A solução foi uma menina loira de cabelo ondulado.

Duas semanas antes de assinar seu contrato com o estúdio, Temple havia sido chamada para o elenco do filme Alegria de Viver (1934), ao lado de James Dunn (1901-1967), que interpretaria seu pai.

Seus papéis eram relativamente pequenos, mas a dupla deixou tão boa impressão que eles foram imediatamente chamados para outros filmes juntos. E Shirley Temple passou a ser a prata da casa.

A primeira incursão de Temple no show business veio quando sua mãe a levou para ter aulas de dança, com dois anos e meio de idade.

“Eu tinha tanta energia – e não tirava soneca – que ela me colocou em uma escola de dança vizinha, a menos de 3 km da nossa casa”, contou ela à BBC. “E eu iria estudar ali, sabe, aprender rumba e tango.”

Foi naquela escola que ela foi descoberta pelo diretor Charles Lamont (1895-1993) e escalada para uma série de curtas-metragens chamada Baby Burlesks (1932-1933).

Ao todo, ela recebeu US$ 10 por dia de filmagem, mas os ensaios não eram pagos. Temple não poupava críticas àquela produção.

“Ele não era um grande produtor”, contava ela. “Ele era um produtor muito barato. Fazia parte de um setor de Hollywood chamado de ‘Fila da Pobreza’.”

Nuvens negras

‘Foi uma época muito, muito difícil, muito difícil. Ser uma estrela era difícil’

Lamont e o produtor Jack Hays (1898-1975) trabalhavam para a Educational Films Corporation. Shirley Temple, então com três anos de idade, estrelou oito filmes, mas o set de filmagem não era um lugar agradável, nem para ela, nem para os outros atores-mirins que trabalhavam ali.
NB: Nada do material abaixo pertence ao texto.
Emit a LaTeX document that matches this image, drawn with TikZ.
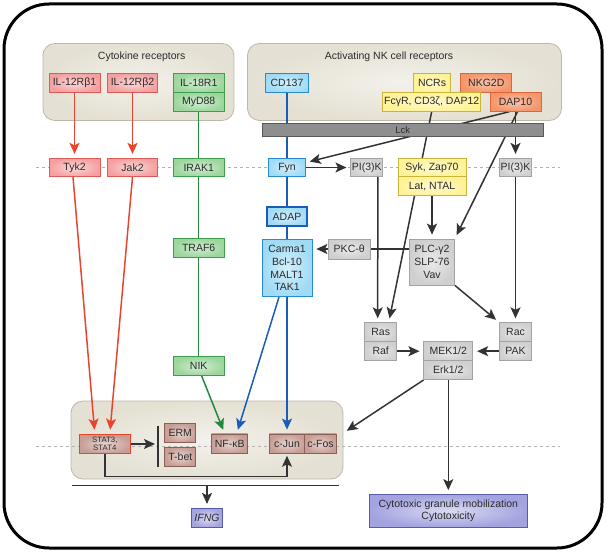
\documentclass[tikz,border=0pt]{standalone}
\usepackage{fontspec}
\setmainfont{Liberation Sans}
\usetikzlibrary{positioning,calc,arrows.meta}

\pgfdeclarelayer{grp}
\pgfdeclarelayer{bg}
\pgfsetlayers{grp,bg,main}

\definecolor{grpfill}{HTML}{E4E0D3}
\definecolor{grpline}{HTML}{BDB8AA}
\definecolor{redfill}{HTML}{F4A0A0}
\definecolor{rededge}{HTML}{E05A55}
\definecolor{redline}{HTML}{E8452F}
\definecolor{grnfill}{HTML}{9CD69C}
\definecolor{grnedge}{HTML}{3E9E50}
\definecolor{grnline}{HTML}{1F8A3E}
\definecolor{blufill}{HTML}{9FDBF6}
\definecolor{bluedge}{HTML}{2A8AD0}
\definecolor{bluline}{HTML}{1A5CB8}
\definecolor{ylwfill}{HTML}{FFF296}
\definecolor{ylwedge}{HTML}{C9B53A}
\definecolor{orgfill}{HTML}{F5956A}
\definecolor{orgedge}{HTML}{D9663C}
\definecolor{gryfill}{HTML}{CFCFCF}
\definecolor{gryedge}{HTML}{A3A3A3}
\definecolor{lckfill}{HTML}{8E8E8E}
\definecolor{brnfill}{HTML}{C79E95}
\definecolor{brnedge}{HTML}{8C5F55}
\definecolor{purfill}{HTML}{A3A3E0}
\definecolor{puredge}{HTML}{5A5AAA}
\definecolor{arrline}{HTML}{333333}
\definecolor{txtcol}{HTML}{2B2B2B}

\tikzset{
  box/.style={font=\fontsize{10.5}{12.7}\selectfont, text=txtcol, inner sep=0pt,
    minimum height=19pt, line width=0.7pt, align=center},
  redbox/.style={box, draw=rededge, inner color=redfill!40, outer color=redfill},
  grnbox/.style={box, draw=grnedge, inner color=grnfill!45, outer color=grnfill},
  blubox/.style={box, draw=bluedge, inner color=blufill!45, outer color=blufill},
  ylwbox/.style={box, draw=ylwedge, inner color=ylwfill!45, outer color=ylwfill},
  orgbox/.style={box, draw=orgedge, inner color=orgfill!55, outer color=orgfill},
  grybox/.style={box, draw=gryedge, inner color=gryfill!45, outer color=gryfill},
  brnbox/.style={box, draw=brnedge, inner color=brnfill!45, outer color=brnfill},
  purbox/.style={box, draw=puredge, inner color=purfill!40, outer color=purfill},
  grpbox/.style={draw=grpline, line width=0.8pt, rounded corners=12pt,
    inner color=grpfill!45, outer color=grpfill},
  ttl/.style={font=\fontsize{10.5}{12}\selectfont, text=txtcol, inner sep=0pt},
  arr/.style={line width=1.5pt, -{Stealth[length=11pt,width=10pt,inset=2.5pt]}, shorten >=4pt},
  blkarr/.style={arr, draw=arrline},
  redarr/.style={arr, draw=redline},
  grnarr/.style={arr, draw=grnline},
  bluarr/.style={arr, draw=bluline},
  grnlink/.style={line width=1.2pt, draw=grnline},
  blulink/.style={line width=1.3pt, draw=bluline},
  blklink/.style={line width=1.5pt, draw=arrline},
  level/.style={gray!60, line width=0.8pt, dash pattern=on 3pt off 3pt}
}

\begin{document}
\begin{tikzpicture}[x=1pt,y=-1pt]
\useasboundingbox (0,0) rectangle (607,551);
\draw[line width=3pt, rounded corners=45pt] (4,4) rectangle (602,548);

\begin{pgfonlayer}{grp}
\node[grpbox, minimum width=191pt, minimum height=77pt] (cytgrp) at (138.4,82) {};
\node[grpbox, minimum width=314pt, minimum height=77pt] (nkgrp) at (404.5,82) {};
\node[grpbox, minimum width=272pt, minimum height=78pt] (nucgrp) at (207,440) {};
\draw[level] (36,167.5) -- (560,167.5);
\draw[level] (36,446.7) -- (560,446.7);
\end{pgfonlayer}

\node[ttl] (cyttl) at (141.7,57) {Cytokine receptors};
\node[ttl] (nkttl) at (389,57) {Activating NK cell receptors};

\node[redbox, minimum width=51pt] (il12b1) at (74.5,82.8) {IL-12Rβ1};
\node[redbox, minimum width=50pt] (il12b2) at (132.5,82.8) {IL-12Rβ2};
\node[grnbox, minimum width=51pt] (il18r) at (198.7,82.8) {IL-18R1};
\node[grnbox, minimum width=51pt] (myd88) at (198.7,101.8) {MyD88};
\node[blubox, minimum width=43pt] (cd137) at (287,82.8) {CD137};
\node[ylwbox, minimum width=37pt] (ncrs) at (432,82.8) {NCRs};
\node[orgbox, minimum width=51pt] (nkg2d) at (486.3,82.8) {NKG2D};
\node[ylwbox, minimum width=98pt] (fcgr) at (431.7,101.8) {FcγR, CD3ζ, DAP12};
\node[orgbox, minimum width=51pt] (dap10) at (515.5,101.8) {DAP10};
\node[box, draw=gray!70!black, fill=lckfill, minimum width=281pt, minimum height=13.5pt,
  font=\fontsize{9.5}{10}\selectfont] (lck) at (402.8,130) {Lck};

\node[redbox, minimum width=51pt, minimum height=18.5pt] (tyk2) at (74.5,167.5) {Tyk2};
\node[redbox, minimum width=50pt, minimum height=18.5pt] (jak2) at (132.5,167.5) {Jak2};
\node[grnbox, minimum width=51pt, minimum height=18.5pt] (irak1) at (198.7,167.5) {IRAK1};
\node[blubox, minimum width=37pt, minimum height=18.5pt] (fyn) at (287,167.5) {Fyn};
\node[grybox, minimum width=32pt, minimum height=18.5pt] (pi3k1) at (366.8,167.5) {PI(3)K};
\node[ylwbox, minimum width=68pt, minimum height=18.5pt] (syk) at (432,167.5) {Syk, Zap70};
\node[ylwbox, minimum width=68pt] (lat) at (432,186.2) {Lat, NTAL};
\node[grybox, minimum width=32pt, minimum height=18.5pt] (pi3k2) at (515.5,167.5) {PI(3)K};

\node[blubox, minimum width=40pt, draw=bluline, line width=1.3pt] (adap) at (287,216.5) {ADAP};
\node[blubox, minimum width=50pt, minimum height=57.5pt] (carma) at (287,268)
  {Carma1\\Bcl-10\\MALT1\\TAK1};
\node[grybox, minimum width=42pt, minimum height=20pt] (pkc) at (349.2,249) {PKC-θ};
\node[grybox, minimum width=45pt, minimum height=46pt] (plc) at (432,262)
  {PLC-γ2\\SLP-76\\Vav};
\node[grnbox, minimum width=51pt] (traf6) at (198.7,247.8) {TRAF6};
\node[grnbox, minimum width=51pt] (nik) at (198.7,366.2) {NIK};

\node[grybox, minimum width=32pt] (ras) at (380.7,332.2) {Ras};
\node[grybox, minimum width=32pt] (raf) at (380.7,351.2) {Raf};
\node[grybox, minimum width=49pt] (mek) at (448.3,351.2) {MEK1/2};
\node[grybox, minimum width=49pt] (erk) at (448.3,370.2) {Erk1/2};
\node[grybox, minimum width=32pt] (rac) at (515.5,332.2) {Rac};
\node[grybox, minimum width=32pt] (pak) at (515.5,351.2) {PAK};

\node[brnbox, draw=redline, line width=1.6pt, minimum width=51pt, minimum height=19pt,
  font=\fontsize{7.8}{8.6}\selectfont] (stat) at (104.8,444) {STAT3,\\STAT4};
\node[brnbox, minimum width=31pt] (erm) at (180.3,433.3) {ERM};
\node[brnbox, minimum width=31pt] (tbet) at (180.3,456.8) {T-bet};
\node[brnbox, minimum width=36pt, minimum height=19.5pt] (nfkb) at (229.7,443.7) {NF-κB};
\node[brnbox, minimum width=35.3pt, minimum height=19.5pt] (cjun) at (287,443.7) {c-Jun};
\node[brnbox, minimum width=31.7pt, minimum height=19.5pt] (cfos) at (320.5,443.7) {c-Fos};
\node[purbox, minimum width=31pt, minimum height=19.5pt, font=\fontsize{10.5}{12}\itshape] (ifng) at (207,518) {IFNG};
\node[purbox, minimum width=158pt, minimum height=33pt, font=\fontsize{10.5}{12.5}\selectfont] (cyto) at (448.3,511)
  {Cytotoxic granule mobilization\\Cytotoxicity};

\coordinate (bartop) at (158,425.7);
\coordinate (barbot) at (158,467.3);
\coordinate (loop) at (287,476.3);
\coordinate (nl) at (72.3,485.3);
\coordinate (nr) at (339.3,485.3);

\begin{pgfonlayer}{bg}
\draw[redarr] (il12b1) -- (tyk2);
\draw[redarr] (il12b2) -- (jak2);
\draw[redarr] ([xshift=-1.5pt]tyk2.south) -- ([xshift=-10pt]stat.north);
\draw[redarr] (jak2.south) -- ([xshift=5pt]stat.north);

\draw[grnlink] (myd88) -- (irak1);
\draw[grnlink] (irak1) -- (traf6);
\draw[grnlink] (traf6) -- (nik);
\draw[grnarr] ([xshift=3pt]nik.south) -- ([xshift=-5pt]nfkb.north);

\draw[blulink] (cd137) -- (fyn);
\draw[blulink] (fyn) -- (adap);
\draw[blulink] (adap) -- (carma);
\draw[bluarr] (carma) -- (cjun);
\draw[bluarr] ([xshift=-8pt]carma.south) -- ([xshift=7pt]nfkb.north);

\draw[blkarr] ([xshift=-6pt]dap10.south) -- ([yshift=5pt]fyn.east);
\draw[blkarr] (dap10.south) -- (pi3k2);
\draw[blkarr] ([xshift=2pt]dap10.south) -- (plc.north east);
\draw[blkarr] (fyn) -- (pi3k1);
\draw[blkarr] (fcgr.south) -- ([xshift=8pt]ras.north);
\draw[blkarr] (lat) -- (plc);
\draw[blkarr] ([xshift=11pt]pi3k1.south) -- ([xshift=-3pt]ras.north);
\draw[blklink] ([yshift=13pt]plc.west) -- (pkc.east);
\draw[blkarr] (pkc.west) -- (carma.east |- pkc.west);
\draw[blkarr] (plc.south east) -- (rac.north west);
\draw[blkarr] (pi3k2) -- (rac);
\draw[blkarr] (raf) -- (mek);
\draw[blkarr] (pak) -- (mek);
\draw[blkarr] (erk) -- (cyto);
\draw[blkarr] (erk.south west) -- ([yshift=7pt]nucgrp.east);

\draw[blkarr, shorten >=3pt] (stat) -- (stat.east -| bartop);
\draw[blklink, line width=1.5pt] (bartop) -- (barbot);
\draw[blkarr, shorten >=2pt] (stat.south) -- (stat.south |- loop) -- (loop) -- (cjun.south);
\draw[blklink] (nl) -- (nr);
\draw[blkarr] (ifng.north |- nl) -- (ifng);
\end{pgfonlayer}
\end{tikzpicture}
\end{document}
Ela chegou a descrever uma punição para mau comportamento no set de gravação.

“Eles tinham duas caixas de som no set e uma delas tinha um grande bloco de gelo dentro.”

“Quando qualquer um de nós se comportava mal, éramos colocados, um a um, na caixa preta para resfriar e pensar sobre aquilo”, segundo ela. “No escuro, com a porta fechada.”

“Tive muitas dores de ouvido, tive muito terçol, tive muitos problemas com aquilo. Fiquei na caixa várias vezes.”

Os pais também não eram autorizados a ficar no set com os filhos. Por isso, a mãe de Temple fazia roupas, dava aulas de representação e penteava seu cabelo todas as noites, formando os cachos característicos.

Os temas dos filmes parecem incrivelmente inadequados hoje em dia. Temple os descreveu como “princípio de filmes adultos”.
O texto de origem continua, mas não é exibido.